As a child, you were raised on generations-old stories of a great house filled with wondrous creations and an inventor who discovered the secret of everlasting life. But the passing of your mother reveals a secret: those bedtime stories she used to tell you are more than simple fairy tales. The house is real, and with the help of one of those amazing inventions she kept hidden until her death, you’re soon standing in front of it, about to begin your greatest adventure.
From the start, Fantastic Creations: House of Brass seems like a very straightforward hidden object adventure, a mix of puzzles and hidden object scenes tied together with a pseudo-magical story of failed love and – maybe – redemption. And so it is; the mini-games are plentiful but, for the most part, not terribly original, and while a few will try your patience the bulk of them aren’t overly difficult. For those moments when you do get stuck, the usual “skip puzzle” option will save the day, but the pre-skip countdown timer is relatively slow compared to most other games, ensuring that you’ll have plenty of opportunity to work things out on your own before you throw in the towel.
The hidden object scenes, on the other hand, are a wee bit different. Instead of being given a list of random objects to find, House of Brass tasks you with finding of all items of a certain type, like concave objects or pointed ones. The net result is essentially the same, but it’s a bit of a novelty and an extra challenge not knowing exactly what you’re looking for, so HOG fans tired of the same old might find it a nice change of pace. Like the puzzle skip timer, the hint timer also ticks off rather slowly, so you can expect to do most of the heavy lifting yourself.

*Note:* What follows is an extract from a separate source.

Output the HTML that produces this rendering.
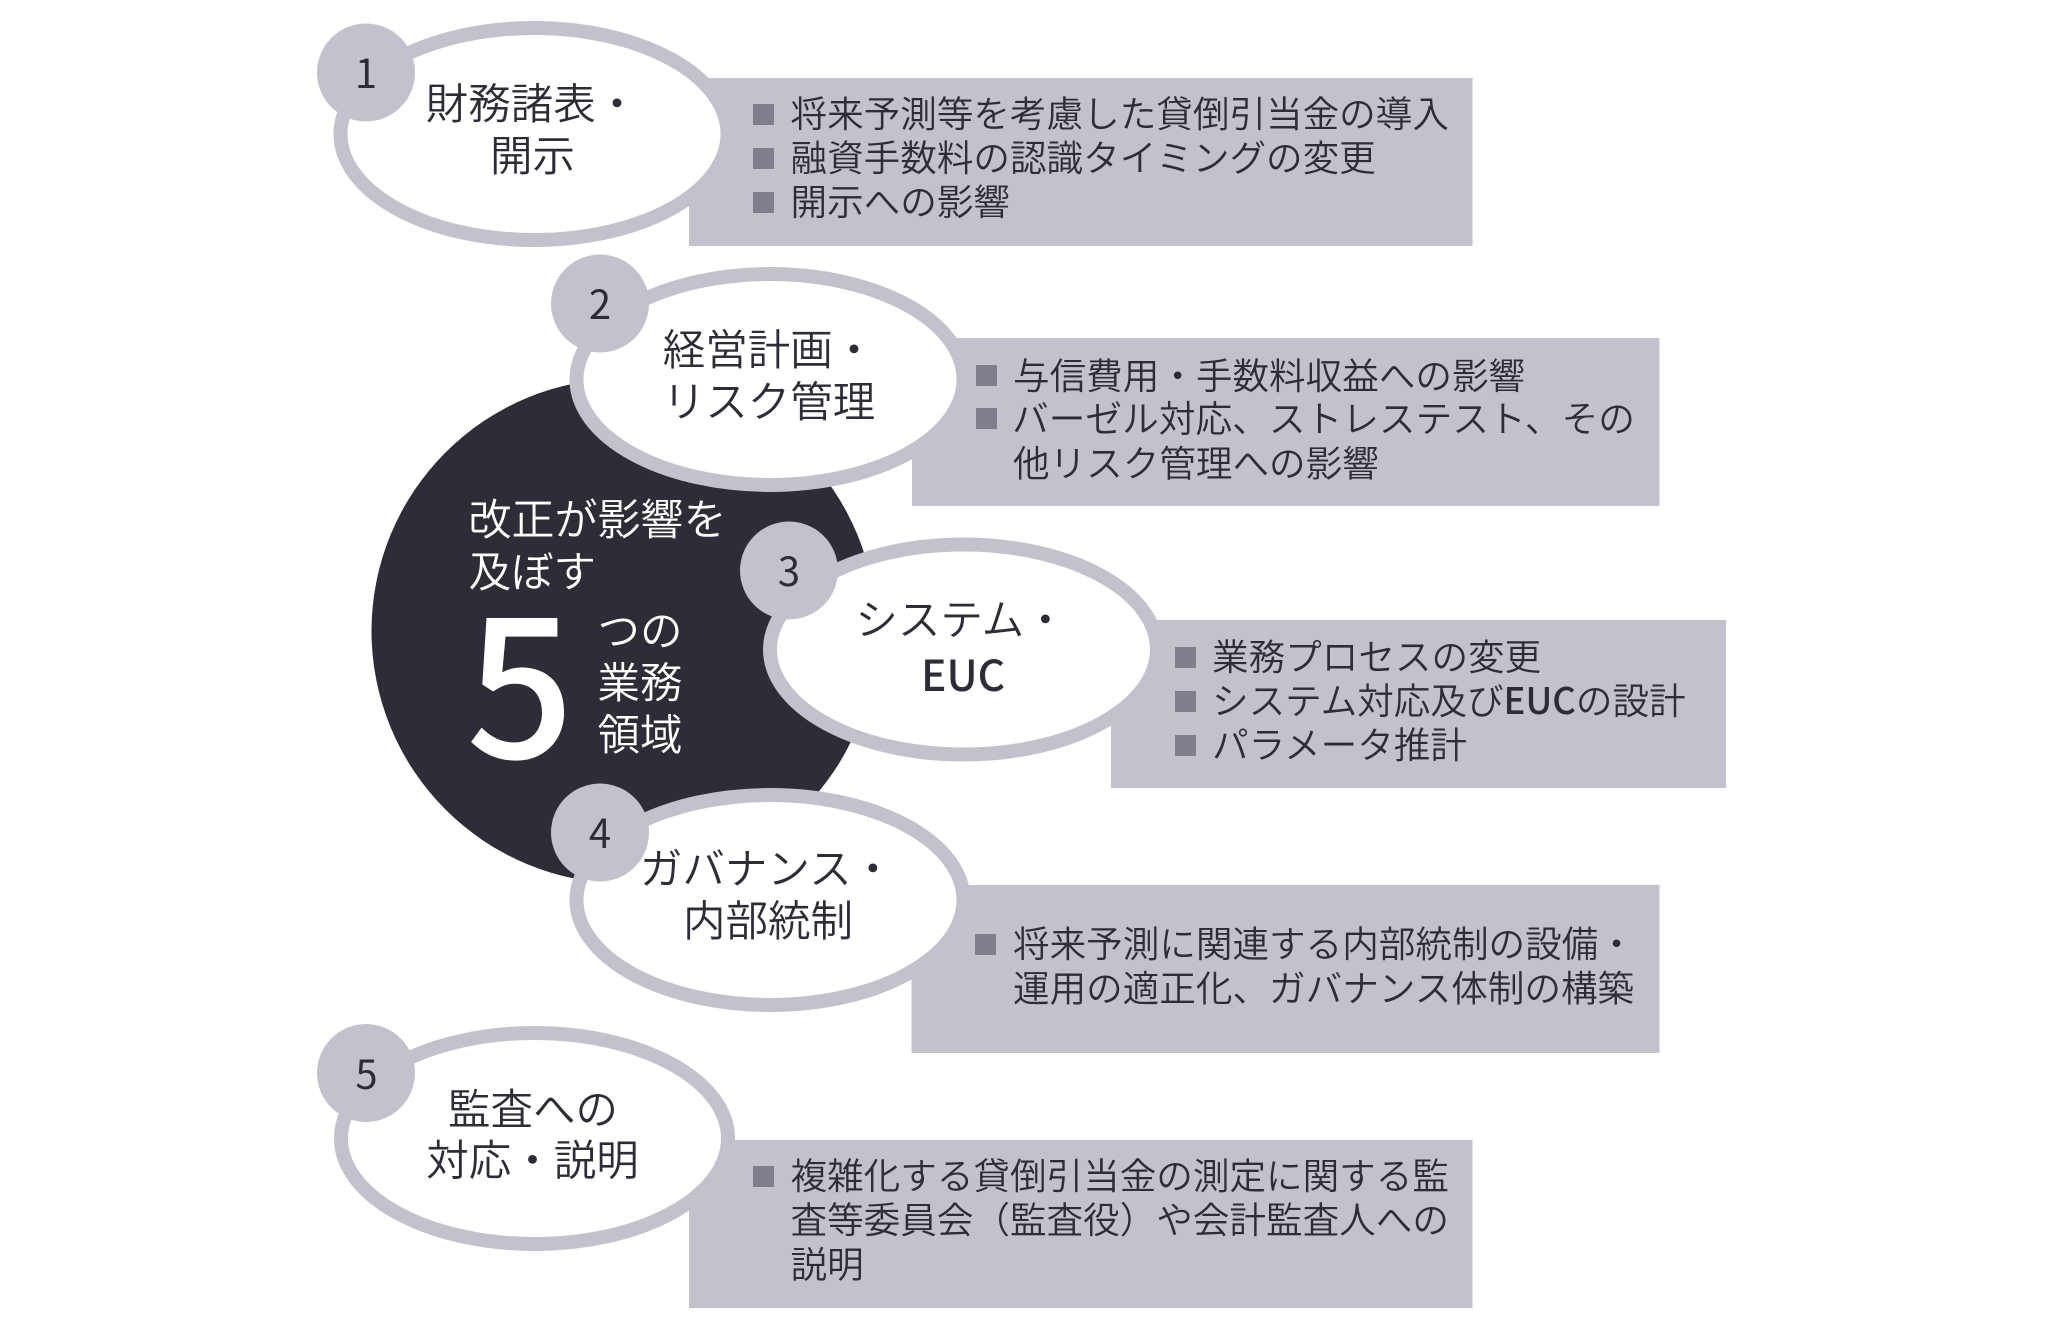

The game packs a pleasant visual punch, although that’s as much to do with the setting as with the actual graphics, which are very good, but certainly not the best we’ve ever seen. The house itself is a charming and fascinating place, especially for gamers who enjoy the steampunk genre, and it even has something of a sensible and almost cozy aesthetic to it. The voice acting isn’t especially strong, but it’s good enough to add a little life to the game. And while the music is actually quite good it feels disconnected from what’s happening on the screen; it’s nice to listen to but doesn’t really do anything to accentuate the game.
But around the halfway point, I began to notice a few bumps in the road that, while they didn’t ruin the journey, made the ride a little rougher than it needed to be. The in-game journal, for instance, spins the game’s tale very well, but it lacks any sort of useful map. The basic layout of the House of Brass is contained on the first page, but it doesn’t tell you where you are, nor does it indicate which rooms are which. So when you’re told to go to the mail room, for instance, it’s pretty much useless. There’s a lot of back-and-forth running around, and despite the game’s relatively small size it’s not too difficult to get turned around or forget exactly where it is you’re supposed to be going, so the absence of a proper map hurts.
The story didn’t do much for me either, which was particularly disappointing because it began so well. There were creepy bits and sad bits, which I thought suggested the potential for an engaging and memorable tale, but when all was said and done it just petered out into nothing. Even the big finish wasn’t really a resolution of any sort, and instead of an epilogue or even an explanation, it just rolls credits. Kind of a letdown.
House of Brass is currently available as a Collector’s Edition, with a fairly average and uninspired mix of extras: a prologue bonus chapter, access to the mini-games, wallpapers, and a soundtrack. It’s pretty conventional as far as these things go, but nothing to get too excited about.
Fantastic Creations: House of Brass is the classic “close, but no cigar.” It’s a decent game, but I can’t help feeling that it could have been a whole lot better than it was, and that, in the end, makes it a disappointment.